I don’t know precisely what portion of the empirical studies of the effects of the minimum wage finds that raising this wage increases unemployment. My sense – and that’s all that it is: a sense, re-enforced recently by a quick Google search – is that a sizeable majority of these studies finds that raising the minimum wage does indeed increase unemployment among low-skilled workers.
Of course, the most notable exception to this finding is the Card-Krueger article in the September 1994 issue of the American Economic Review (“Minimum Wages and Employment: A Case Study of the Fast-Food Industry in New Jersey and Pennsylvania.”)
Nevertheless, John Kerry’s recent call to raise the minimum wage brought to mind an infuriating little ditty I read years ago in the New York Times. So, I searched the Gray Lady’s archives and, sure enough, found just what I remembered. It’s from the January 15, 1995 edition, in the “Business Diary” section, written by Hubert B. Herring.
Here it is in its entirety.

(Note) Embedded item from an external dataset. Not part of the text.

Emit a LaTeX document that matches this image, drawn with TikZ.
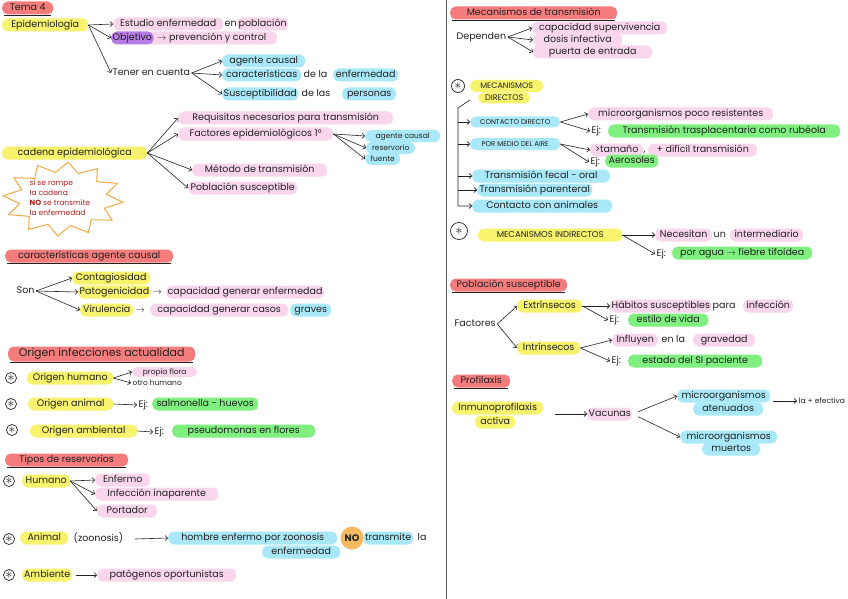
\documentclass[tikz,border=0pt]{standalone}
\usepackage{fontspec}
\setmainfont{Poppins}
\usetikzlibrary{arrows.meta,calc}
\definecolor{ink}{HTML}{222222}
\definecolor{yhl}{HTML}{F8F36C}
\definecolor{phl}{HTML}{FAD6EC}
\definecolor{bhl}{HTML}{A8E8F8}
\definecolor{ghl}{HTML}{7FF07F}
\definecolor{rhl}{HTML}{F47C7C}
\definecolor{vhl}{HTML}{B77CE6}
\definecolor{ohl}{HTML}{F5B95E}
\definecolor{starc}{HTML}{F6A945}
\definecolor{startx}{HTML}{B01C1C}
\definecolor{divc}{HTML}{555555}
\newcommand\fmain{\fontsize{9.5}{11}\selectfont}
\newcommand\fsmall{\fontsize{7.5}{8.5}\selectfont}
\newcommand\ftiny{\fontsize{7}{8}\selectfont}
\newcommand\fbig{\fontsize{11}{13}\selectfont}
\newcommand\bulsym{{\fontsize{15}{15}\selectfont$\ast$}}
\newcommand\hlnode[6]{\node[#1, minimum width={#4pt-#3pt}, anchor=west] (#2) at (#3,#5) {#6};}
\newcommand\ulnode[1]{\draw[uline] ([shift={(2pt,-0.3pt)}]#1.south west) -- ([shift={(-2pt,-0.3pt)}]#1.south east);}
\tikzset{
  every node/.append style={font=\fmain, text=ink, inner xsep=1.5pt, inner ysep=0pt},
  hb/.style={rounded corners=5.5pt, minimum height=13pt, text height=7pt, text depth=2pt},
  Yh/.style={hb, fill=yhl}, Ph/.style={hb, fill=phl}, Bh/.style={hb, fill=bhl},
  Gh/.style={hb, fill=ghl}, Rh/.style={hb, fill=rhl}, Vh/.style={hb, fill=vhl},
  tx/.style={text height=7pt, text depth=2pt},
  arr/.style={draw=ink, line width=0.6pt, -{Straight Barb[length=2.5pt,width=5pt]}},
  ln/.style={draw=ink, line width=0.6pt},
  uline/.style={draw=ink, line width=0.6pt},
  bul/.style={circle, draw=ink, line width=0.7pt, minimum size=11pt, inner sep=0pt},
}
\begin{document}
\begin{tikzpicture}[x=1pt,y=-1pt]
\useasboundingbox (0,0) rectangle (848,599);
\fill[white] (0,0) rectangle (848,599);
% divider
\draw[divc, line width=1pt] (446,0) -- (446,599);

% ================= LEFT COLUMN =================
\hlnode{Rh}{tema}{2}{53}{8}{Tema 4}
\ulnode{tema}
\hlnode{Yh}{epi}{2}{88}{25}{Epidemiología}
\hlnode{Ph}{est1}{113}{223}{24}{Estudio enfermedad}
\node[tx, anchor=west] (est2) at (223,24) {en};
\hlnode{Ph}{est3}{237}{288}{24}{población}
\hlnode{Ph}{obj2}{146}{277}{38}{$\to$ prevención y control}
\hlnode{Vh}{obj}{111}{150}{38}{Objetivo}
\node[tx, anchor=west] (ten) at (111,73) {Tener en cuenta};
\hlnode{Bh}{ag1}{222}{305}{61}{agente causal}
\hlnode{Bh}{car1}{222}{301}{75}{características}
\node[tx, anchor=west] (car2) at (302,75) {de la};
\hlnode{Bh}{car3}{333}{398}{75}{enfermedad}
\hlnode{Bh}{sus1}{222}{298}{94}{Susceptibilidad}
\node[tx, anchor=west] (sus2) at (300,94) {de las};
\hlnode{Bh}{sus3}{342}{396}{94}{personas}
\draw[arr] (epi.east) -- (est1.west);
\draw[arr] (epi.east) -- (obj.west);
\draw[arr] (epi.east) -- (ten.west);
\draw[arr] (ten.east) -- (ag1.west);
\draw[arr] (ten.east) -- (car1.west);
\draw[arr] (ten.east) -- (sus1.west);

% cadena epidemiologica
\hlnode{Yh}{cad}{2}{147}{153}{cadena epidemiológica}
\hlnode{Ph}{req}{178}{393}{118}{Requisitos necesarios para transmisión}
\hlnode{Ph}{fac}{178}{333}{134}{Factores epidemiológicos 1º}
\hlnode{Ph}{met}{192}{327}{170}{Método de transmisión}
\hlnode{Ph}{pob}{188}{297}{188}{Población susceptible}
\draw[arr] (cad.east) -- (req.west);
\draw[arr] (cad.east) -- (fac.west);
\draw[arr] (cad.east) -- (met.west);
\draw[arr] (cad.east) -- (pob.west);
\hlnode{Bh, font=\fsmall, minimum height=12pt}{agc}{365}{440}{136}{agente causal}
\hlnode{Bh, font=\fsmall, minimum height=12pt}{res}{366}{415}{148}{reservorio}
\hlnode{Bh, font=\fsmall, minimum height=12pt}{fue}{365}{400}{159}{fuente}
\draw[arr] (fac.east) -- (agc.west);
\draw[arr] (fac.east) -- (res.west);
\draw[arr] (fac.east) -- (fue.west);

% star
\draw[starc, line width=1pt, fill=white, line join=miter]
  plot[samples at={0,...,23}, variable=\t]
  ({63+ifthenelse(mod(\t,2)==0,60,44)*cos(\t*15+5)},
   {199+ifthenelse(mod(\t,2)==0,37,27)*sin(\t*15+5)}) -- cycle;
\node[anchor=west, align=left, text=startx, font=\fontsize{7.5}{10}\selectfont] (startxt) at (28,198)
  {si se rompe\\la cadena\\\textbf{NO} se transmite\\la enfermedad};

% caracteristicas agente causal
\hlnode{Rh}{cac}{5}{173}{256}{características agente causal}
\ulnode{cac}
\node[tx, anchor=west] (son) at (15,291) {Son};
\hlnode{Yh}{cont}{72}{150}{278}{Contagiosidad}
\hlnode{Yh}{pat}{78}{150}{292}{Patogenicidad}
\node[tx, anchor=west] (patA) at (151,292) {$\to$};
\hlnode{Ph}{pat3}{166}{323}{292}{capacidad generar enfermedad}
\hlnode{Yh}{vir}{80}{133}{310}{Virulencia}
\node[tx, anchor=west] (virA) at (134,310) {$\to$};
\hlnode{Ph}{vir2}{150}{288}{310}{capacidad generar casos}
\hlnode{Bh}{vir3}{290}{331}{310}{graves}
\draw[arr] (son.east) -- (cont.west);
\draw[arr] (son.east) -- (pat.west);
\draw[arr] (son.east) -- (vir.west);

% origen infecciones
\hlnode{Rh, font=\fbig, minimum height=15pt}{ori}{8}{195}{354}{Origen infecciones actualidad}
\ulnode{ori}
\node[bul] (b1) at (11,378) {\bulsym};
\hlnode{Yh}{oh}{27}{113}{378}{Origen humano}
\hlnode{Ph, font=\fsmall, minimum height=10pt}{pf}{132}{197}{372}{propia flora}
\node[tx, anchor=west, font=\fsmall] (oth) at (131,383) {otro humano};
\draw[arr] (oh.east) -- (pf.west);
\draw[arr] (oh.east) -- (oth.west);
\node[bul] (b2) at (11,404) {\bulsym};
\hlnode{Yh}{oa}{28}{113}{404}{Origen animal}
\node[tx, anchor=west] (ej1) at (137,405) {Ej:};
\hlnode{Gh}{sal}{152}{258}{404}{salmonella - huevos}
\draw[arr] (oa.east) -- (ej1.west);
\node[bul] (b3) at (12,430) {\bulsym};
\hlnode{Yh}{oam}{30}{137}{431}{Origen ambiental}
\node[tx, anchor=west] (ej2) at (153,432) {Ej:};
\hlnode{Gh}{pse}{172}{315}{431}{pseudomonas en flores}
\draw[arr] (oam.east) -- (ej2.west);

% tipos de reservorios
\hlnode{Rh}{tip}{5}{128}{460}{Tipos de reservorios}
\ulnode{tip}
\node[bul] (b4) at (9,481) {\bulsym};
\hlnode{Yh}{hum}{22}{70}{481}{Humano}
\hlnode{Ph}{enf}{95}{150}{480}{Enfermo}
\hlnode{Ph}{inf}{95}{218}{494}{Infección inaparente}
\hlnode{Ph}{por}{97}{157}{511}{Portador}
\draw[arr] (hum.east) -- (enf.west);
\draw[arr] (hum.east) -- (inf.west);
\draw[arr] (hum.east) -- (por.west);
\node[bul] (b5) at (9,539) {\bulsym};
\hlnode{Yh}{ani}{20}{68}{538}{Animal}
\node[tx, anchor=west] (zoo) at (72,539) {(zoonosis)};
\hlnode{Bh}{hom}{168}{337}{538}{hombre enfermo por zoonosis}
\node[circle, fill=ohl, minimum size=23pt, inner sep=0pt, font=\fmain\bfseries] (no) at (352,538) {NO};
\hlnode{Bh}{trm}{363}{413}{538}{transmite}
\node[tx, anchor=west] (la) at (416,538) {la};
\hlnode{Bh}{enf2}{262}{340}{552}{enfermedad}
\draw[arr] ([xshift=10pt]zoo.east) -- (hom.west);
\node[bul] (b6) at (9,575) {\bulsym};
\hlnode{Yh}{amb}{22}{72}{575}{Ambiente}
\hlnode{Ph}{pato}{97}{236}{575}{patógenos oportunistas}
\draw[arr, shorten <=4pt] (amb.east) -- (pato.west);

% ================= RIGHT COLUMN =================
\hlnode{Rh}{mec}{450}{617}{13}{Mecanismos de transmisión}
\ulnode{mec}
\node[tx, anchor=west] (dep) at (455,37) {Dependen};
\hlnode{Ph}{cs}{532}{667}{28}{capacidad supervivencia}
\hlnode{Ph}{di}{533}{622}{40}{dosis infectiva}
\hlnode{Ph}{pe}{533}{652}{52}{puerta de entrada}
\draw[arr] (dep.east) -- (cs.west);
\draw[arr] (dep.east) -- (di.west);
\draw[arr] (dep.east) -- (pe.west);

\node[bul, minimum size=13pt] (b7) at (458,86) {\bulsym};
\hlnode{Yh, font=\fontsize{8}{9}\selectfont, minimum height=12pt}{md1}{470}{543}{86}{MECANISMOS}
\hlnode{Yh, font=\fontsize{8}{9}\selectfont, minimum height=11pt}{md2}{478}{530}{98}{DIRECTOS}
\hlnode{Bh, font=\ftiny, minimum height=11pt}{cd}{470}{560}{122}{CONTACTO DIRECTO}
\hlnode{Bh, font=\ftiny, minimum height=12pt}{air}{470}{560}{144}{POR MEDIO DEL AIRE}
\hlnode{Bh}{tfo}{472}{610}{176}{Transmisión fecal - oral}
\hlnode{Bh}{tp}{477}{592}{190}{Transmisión parenteral}
\hlnode{Bh}{cca}{472}{612}{206}{Contacto con animales}
\coordinate (trS) at (470,100);
\coordinate (trT) at (458,108);
\draw[arr] (trS) -- (trT) -- (trT |- cca.west) -- (cca.west);
\draw[arr] (trT |- cd.west) -- (cd.west);
\draw[arr] (trT |- air.west) -- (air.west);
\draw[arr] (trT |- tfo.west) -- (tfo.west);
\draw[arr] (trT |- tp.west) -- (tp.west);

\hlnode{Ph}{mpr}{588}{773}{114}{microorganismos poco resistentes}
\node[tx, anchor=west] (ej3) at (590,131) {Ej:};
\hlnode{Gh}{trs}{608}{840}{131}{Transmisión trasplacentaria como rubéola}
\draw[arr] (cd.east) -- (mpr.west);
\draw[arr] (cd.east) -- (ej3.west);
\hlnode{Ph}{tam}{590}{643}{150}{>tamaño}
\node[tx, anchor=west, inner xsep=0.5pt] (com) at (643,150) {,};
\hlnode{Ph}{dif}{648}{757}{150}{+ difícil transmisión}
\node[tx, anchor=west] (ej4) at (589,162) {Ej:};
\hlnode{Gh}{aer}{605}{658}{161}{Aerosoles}
\draw[arr] (air.east) -- (tam.west);
\draw[arr] (air.east) -- (ej4.west);

\node[bul, minimum size=17pt] (b8) at (459,231) {\bulsym};
\hlnode{Yh, font=\fontsize{8.5}{9}\selectfont}{mi}{478}{622}{235}{MECANISMOS INDIRECTOS}
\hlnode{Ph}{nec}{655}{712}{235}{Necesitan}
\node[tx, anchor=west] (un) at (712,235) {un};
\hlnode{Ph}{int}{730}{803}{235}{intermediario}
\node[tx, anchor=west] (ej5) at (655,254) {Ej:};
\hlnode{Gh}{agua}{672}{812}{253}{por agua $\to$ fiebre tifoidea}
\draw[arr] (mi.east) -- (nec.west);
\draw[arr] (mi.east) -- (ej5.west);

\hlnode{Rh}{pst}{450}{567}{285}{Población susceptible}
\ulnode{pst}
\node[tx, anchor=west] (fct) at (453,324) {Factores};
\hlnode{Yh}{ext}{517}{582}{306}{Extrínsecos}
\hlnode{Yh}{intr}{517}{580}{348}{Intrínsecos}
\draw[arr] (fct.east) -- (ext.west);
\draw[arr] (fct.east) -- (intr.west);
\hlnode{Ph}{hab}{610}{707}{306}{Hábitos susceptibles}
\node[tx, anchor=west] (para) at (711,306) {para};
\hlnode{Ph}{infc}{743}{793}{306}{infección}
\node[tx, anchor=west] (ej6) at (608,320) {Ej:};
\hlnode{Gh}{est}{628}{708}{320}{estilo de vida}
\draw[arr] (ext.east) -- (hab.west);
\draw[arr] (ext.east) -- (ej6.west);
\hlnode{Ph}{infl}{612}{658}{340}{Influyen}
\node[tx, anchor=west] (enla) at (660,340) {en la};
\hlnode{Ph}{grav}{693}{755}{340}{gravedad}
\node[tx, anchor=west] (ej7) at (610,361) {Ej:};
\hlnode{Gh}{esp}{628}{762}{361}{estado del SI paciente}
\draw[arr] (intr.east) -- (infl.west);
\draw[arr] (intr.east) -- (ej7.west);

\hlnode{Rh}{pro}{452}{510}{381}{Profilaxis}
\ulnode{pro}
\hlnode{Yh}{inm}{452}{543}{408}{Inmunoprofilaxis}
\hlnode{Yh}{act}{475}{515}{422}{activa}
\hlnode{Ph}{vac}{587}{632}{414}{Vacunas}
\draw[arr, shorten <=12pt] (inm.east |- vac.west) -- (vac.west);
\hlnode{Bh}{ma1}{677}{770}{396}{microorganismos}
\hlnode{Bh}{ma2}{693}{763}{409}{atenuados}
\hlnode{Bh}{mm1}{680}{777}{437}{microorganismos}
\hlnode{Bh}{mm2}{702}{760}{449}{muertos}
\draw[arr, shorten <=6pt] (vac.east) -- (ma1.west);
\draw[arr, shorten <=6pt] (vac.east) -- (mm1.west);
\node[tx, anchor=west, font=\fsmall] (lme) at (797,401) {la + efectiva};
\draw[arr, shorten <=3pt] (ma1.east |- lme.west) -- (lme.west);
\end{tikzpicture}
\end{document}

Keep in mind, as you read it, that it appeared within months of the publication of the Card-Krueger article – an article that made news precisely because it reached conclusions so at odds with conventional wisdom and with the bulk of empirical studies of the effects of minimum-wage legislation:
Oh, Yes: The Minimum Wage
It’s often hard to tell Democrats from Republicans these days – from the silvery wads of hair atop Bill Clinton and Newt Gingrich to those near-unison tax and welfare cantatas. But one issue survives: the minimum wage. Mr. Clinton, campaigner, vowed to raise it; Mr. Clinton, President, shelved it as he took that messy health care detour. Now it’s back. Al Gore and Richard Gephardt (who calls it “a metaphor for the differences” between the parties) want to raise the wage, whose buying power is slipping mercilessly, while Dick Armey, House Majority leader, wants to scrap the wage floor entirely. The case for keeping it at $4.25: raising it would mean wide job losses, and most low-wage workers are teen-agers, not breadwinners. Economists beg to differ: their studies predict negligible job losses, and show that just a third of four million minimum-wage earners are teen-agers; nearly half provide vital family support. (Emphasis added.)
Card-Krueger is certainly not the only empirical study by economists that failed to find that raising a minimum-wage increased unemployment among low-skilled workers. But to write in the NYT as if economists are in wide agreement that minimum-wage legislation has negligible effects on employment is inappropriate. It would be like finding a biologist who questions the theory of natural selection and then writing that “biologists beg to differ” with Darwinian explanations.